Lieu : IHP, Amphi Hermite
14.00 : Eddie Aamari (CNRS et Université Paris Diderot)
Titre : Approximation and Geometry of the Reach
Résumé : Various problems within computational geometry and manifold learning encode geometric regularity through the so-called reach, a generalized convexity parameter. The reach $\tau_M$ of a submanifold $M \subset \R^D$ is the maximal offset radius on which the projection onto $M$ is well defined. The quantity $\tau_M$ renders a certain minimal scale of $M$, giving bounds on both maximum curvature and possible bottleneck structures. In this talk, we will study the geometry of the reach through an approximation theory perspective. We present new geometric results on the reach of submanifolds without boundary. An estimator $\hat{\tau}_n$ of $\tau_M$ will be described, in an idealized i.i.d. framework where tangent spaces are known. The estimator $\hat{\tau}_n$ is showed to achieve uniform expected loss bounds over a $\mathcal{C}^3$-like model. Minimax upper and lower bounds are derived. We will conclude with an extension to a model in which tangent spaces are unknown.

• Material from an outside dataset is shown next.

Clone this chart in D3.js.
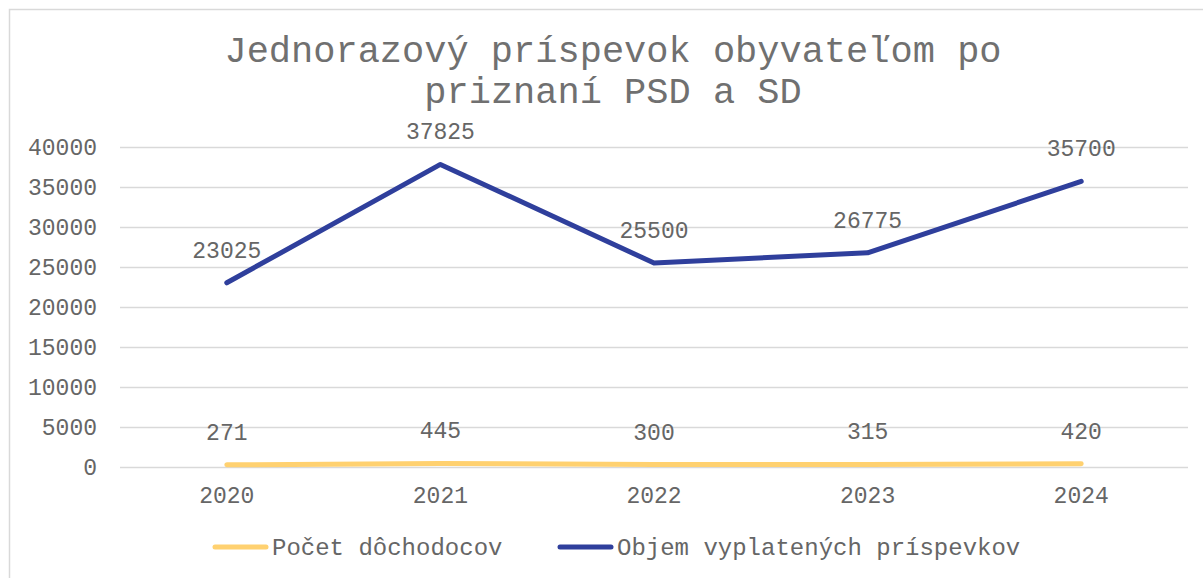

15.00 : Jisu Kim (Carnegie Mellon University)
Titre : Persistent homology of kenel density estimator filtration on Rips complex
Résumé : When we observe a point cloud in the Euclidean space, the persistent homology of the upper level sets filtration of the density is one of the most important tools to understand topological features of the data generating distribution. The persistent homology of KDEs (kernel density estimators) for the density function is a natural way to estimate the target quantity. In practice, however, calculating the persistent homology of KDEs on d-dimensional Euclidean spaces requires to approximate the ambient space to a grid, which could be computationally inefficient when the dimension of the ambient space is high or topological features are in different scales. In this talk, I consider the persistent homologies of KDE filtrations on Rips complexes as alternative estimators. This paper shows the consistency result for the persistent homology of the upper level sets filtration of the density. I also describe a novel methodology to construct an asymptotic confidence set based on the bootstrap procedure. Unlike existing procedures, this method does not heavily rely on grid-approximations, scales to higher dimensions, and is adaptive to heterogeneous topological features.

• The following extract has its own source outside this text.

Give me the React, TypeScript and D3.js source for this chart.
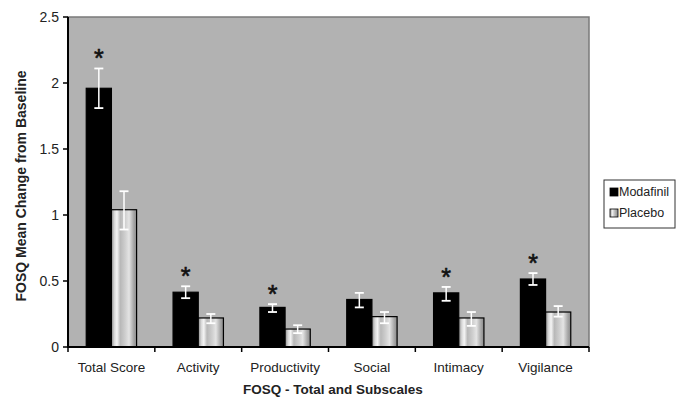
import React from "react";
import * as d3 from "d3";

const categories = ["Total Score", "Activity", "Productivity", "Social", "Intimacy", "Vigilance"];
const seriesNames = ["Modafinil", "Placebo"];
const modafinil = [1.96, 0.415, 0.3, 0.36, 0.41, 0.515];
const modafinilErrLow = [1.81, 0.37, 0.265, 0.3, 0.35, 0.47];
const modafinilErrHigh = [2.11, 0.46, 0.325, 0.41, 0.455, 0.56];
const placebo = [1.04, 0.22, 0.136, 0.23, 0.22, 0.265];
const placeboErrLow = [0.89, 0.18, 0.105, 0.18, 0.16, 0.23];
const placeboErrHigh = [1.18, 0.25, 0.165, 0.265, 0.265, 0.31];
const significant = [true, true, true, false, true, true];
const yTicks = [0, 0.5, 1, 1.5, 2, 2.5];
const yTickLabels = ["0", "0.5", "1", "1.5", "2", "2.5"];

const W = 679, H = 398;
const plot = { left: 68, right: 589, top: 17, bottom: 347 };
const font = "Arial, 'Liberation Sans', Helvetica, sans-serif";

export default function App() {
  const x = d3.scaleBand<string>().domain(categories).range([plot.left, plot.right]).paddingInner(0).paddingOuter(0);
  const y = d3.scaleLinear().domain([0, 2.5]).range([plot.bottom, plot.top]);
  const bw = x.bandwidth();
  const barW = bw * 0.29;
  const sub = d3.scaleBand<string>().domain(seriesNames).range([0, barW * 2]);

  const series = [
    { name: "Modafinil", vals: modafinil, lo: modafinilErrLow, hi: modafinilErrHigh, fill: "#000" },
    { name: "Placebo", vals: placebo, lo: placeboErrLow, hi: placeboErrHigh, fill: "url(#plac)" },
  ];

  return (
    <svg width={W} height={H} style={{ position: "absolute", left: 0, top: 0, background: "#fff" }}>
      <defs>
        <linearGradient id="plac" x1="0" x2="1" y1="0" y2="0">
          <stop offset="0" stopColor="#8c8c8c" />
          <stop offset="0.12" stopColor="#d8d8d8" />
          <stop offset="0.22" stopColor="#f4f4f4" />
          <stop offset="0.35" stopColor="#b8b8b8" />
          <stop offset="0.55" stopColor="#cfcfcf" />
          <stop offset="0.7" stopColor="#e4e4e4" />
          <stop offset="0.88" stopColor="#a8a8a8" />
          <stop offset="1" stopColor="#8a8a8a" />
        </linearGradient>
        <linearGradient id="placLeg" x1="0" x2="1" y1="0" y2="0">
          <stop offset="0" stopColor="#999" />
          <stop offset="0.3" stopColor="#eee" />
          <stop offset="0.6" stopColor="#bbb" />
          <stop offset="1" stopColor="#888" />
        </linearGradient>
      </defs>
      <rect x={plot.left} y={plot.top} width={plot.right - plot.left} height={plot.bottom - plot.top} fill="#b2b2b2" stroke="#7a7a7a" strokeWidth={1.5} />

      {categories.map((c, i) => {
        const x0 = (x(c) as number) + (bw - barW * 2) / 2;
        return (
          <g key={c}>
            {series.map((s) => {
              const bx = x0 + (sub(s.name) as number);
              const cx = bx + barW / 2;
              return (
                <g key={s.name}>
                  <rect x={bx} y={y(s.vals[i])} width={barW} height={y(0) - y(s.vals[i])} fill={s.fill} stroke="#000" strokeWidth={1.2} />
                  <line x1={cx} x2={cx} y1={y(s.hi[i])} y2={y(s.lo[i])} stroke="#fff" strokeWidth={1.5} />
                  <line x1={cx - 4.5} x2={cx + 4.5} y1={y(s.hi[i])} y2={y(s.hi[i])} stroke="#fff" strokeWidth={1.8} />
                  <line x1={cx - 4.5} x2={cx + 4.5} y1={y(s.lo[i])} y2={y(s.lo[i])} stroke="#fff" strokeWidth={1.8} />
                </g>
              );
            })}
            {significant[i] && (
              <text x={x0 + barW / 2} y={y(modafinilErrHigh[i]) - 1} textAnchor="middle" fontFamily={font} fontSize={25} fill="#111" stroke="#111" strokeWidth={0.6}>*</text>
            )}
          </g>
        );
      })}

      {/* axes */}
      <line x1={plot.left} x2={plot.left} y1={plot.top} y2={plot.bottom + 1} stroke="#000" strokeWidth={2} />
      <line x1={plot.left - 1} x2={plot.right} y1={plot.bottom} y2={plot.bottom} stroke="#000" strokeWidth={2} />
      {yTicks.map((t, i) => (
        <g key={t}>
          <line x1={plot.left - 5} x2={plot.left} y1={y(t)} y2={y(t)} stroke="#000" strokeWidth={1.5} />
          <text x={plot.left - 9} y={y(t) + 5} textAnchor="end" fontFamily={font} fontSize={14} fill="#222">{yTickLabels[i]}</text>
        </g>
      ))}
      {[...categories.map((c) => x(c) as number), plot.right].map((px, i) => (
        <line key={i} x1={px} x2={px} y1={plot.bottom} y2={plot.bottom + 5} stroke="#000" strokeWidth={1.5} />
      ))}
      {categories.map((c) => (
        <text key={c} x={(x(c) as number) + bw / 2} y={372} textAnchor="middle" fontFamily={font} fontSize={13.5} fill="#222">{c}</text>
      ))}
      <text x={333} y={394} textAnchor="middle" fontFamily={font} fontSize={13.5} fontWeight="bold" fill="#222">FOSQ - Total and Subscales</text>
      <text transform={`translate(26,186) rotate(-90)`} textAnchor="middle" fontFamily={font} fontSize={14} fontWeight="bold" fill="#222">FOSQ Mean Change from Baseline</text>

      {/* legend */}
      <rect x={604} y={180} width={71} height={48} fill="#fff" stroke="#333" strokeWidth={1} />
      <rect x={610} y={188} width={8} height={8} fill="#000" stroke="#000" strokeWidth={0.8} />
      <text x={619} y={196} fontFamily={font} fontSize={12.5} fill="#222">Modafinil</text>
      <rect x={610} y={209} width={8} height={8} fill="url(#placLeg)" stroke="#000" strokeWidth={0.8} />
      <text x={619} y={217} fontFamily={font} fontSize={12.5} fill="#222">Placebo</text>
    </svg>
  );
}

16.00 : Marco Cuturi (CREST)
Titre : Regularization for Optimal Transport and Dynamic Time Warping Distances
Résumé : Machine learning deals with mathematical objects that have structure. Two common structures arising in applications are point clouds / histograms, as well as time series. Early progress in optimization (linear and dynamic programming) have provided powerful families of distances between these structures, namely Wasserstein distances and dynamic time warping scores. Because they rely both on the minimization of a linear functional over a (discrete) space of alignments and a continuous set of couplings respectively, both result in non-differentiable quantities. We show how two distinct smoothing strategies result in quantities that are better behaved and more suitable for machine learning applications, with applications to the computation of Fréchet means.